Wielkie emocje w Płocku. Piłkarze ręczni Orlen Wisły, chociaż nie byli faworytami, stworzyli świetne widowisko z Veszprem. Podopieczni Manolo Cadenasa wygrali 34:33 (16:16) w pierwszym meczu 1/8 finału Ligi Mistrzów. Rewanż w sobotę 29 marca na Węgrzech.
To był udany weekend dla polskich drużyn rywalizujących w Lidze Mistrzów. Najpierw w sobotę szczypiorniści Vive Targów Kielce wygrali z Rhein-Neckar Loewen (34:28), a dzień później zespół wicemistrzów Polski sprawił niespodziankę i pokonał jednego z faworytów Champions League – MKB Veszprem.
Gospodarze od początku grali z węgierskim rywalem jak równy z równym. Sporo problemów sprawili Nafciarzom Momir Ilić i Laszlo Nagy, którzy wykorzystywali każdą okazję do rzutów z dystansu. W całym meczu rzucili po 7 bramek, ale większość z tego dorobku zgromadzili w pierwszej połowie. Po przerwie Wisła grała bardziej uważnie w obronie i duet z Veszprem nie miał już tak wielu okazji, aby sprawdzić formę Sego i Wicharego.
Ze znakomitej strony pokazał się właśnie "Wichura", który pojawił się w bramce w końcówce pierwszej połowy i w drugiej części raz po raz podnosił ręce w geście triumfu. Rzadko mylił się Valentin Ghionea, którzy dołożył również trzy bramki z rzutów karnych. Na brawa tradycyjnie zasłużył Mariusz Jurkiewicz, który świetnie rozprowadzał kontrataki Nafciarzy i sam też udanie rzucał na bramkę.

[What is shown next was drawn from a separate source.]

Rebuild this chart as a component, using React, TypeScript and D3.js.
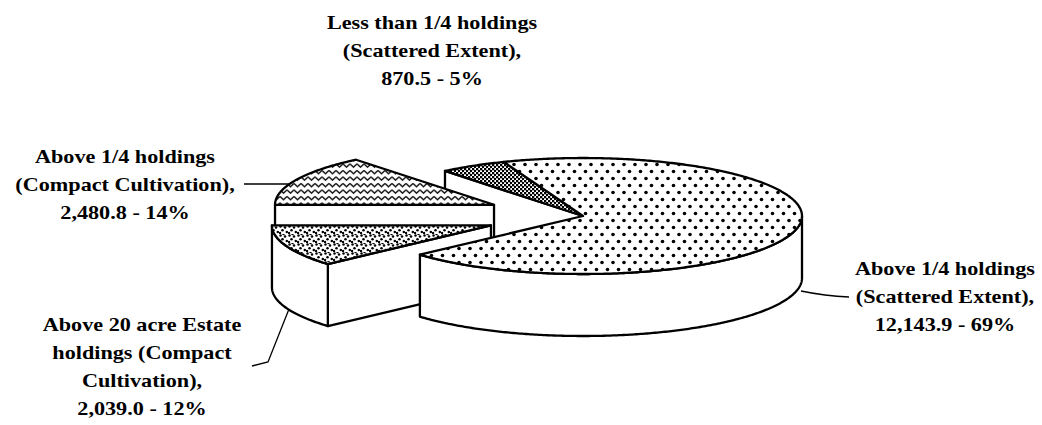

Wisła wygrała i ma umiarkowane powody do radości. Dlaczego tylko umiarkowane? Nafciarze prowadzili z Veszprem w końcówce różnicą 3 bramek (34:31 w 59. minucie!). Niestety, goście w ostatnich sekundach zmniejszyli straty i na własnym terenie będą musieli odrobić tylko niewielką stratę. Inna sprawa, że węgierski zespół nie stracił w tym sezonie LM więcej niż 29 bramek. Dopiero w Płocku obrona Veszprem spisała się znacznie słabiej niż w poprzednich meczach.
Orlen Wisła Płock – MKB Veszprem 34:33 (16:16)
Orlen Wisła: Sego, Wichary – Ghionea 7, Jurkiewicz 6, Nenadić 5, Nikcević 4, Lijewski 3, Eklemović 3, Montoro 2, Wiśniewski 1, Zrnić.
Veszprem: Fazekas, Alilović – Sulić 9, Ilić 7, Nagy 7, Ugalde 5, Gulyas 3, Jamali 1, Chema Rodriguez 1, T.Ivancsik, Vilovski, Schuch, Ruesga, Terzić.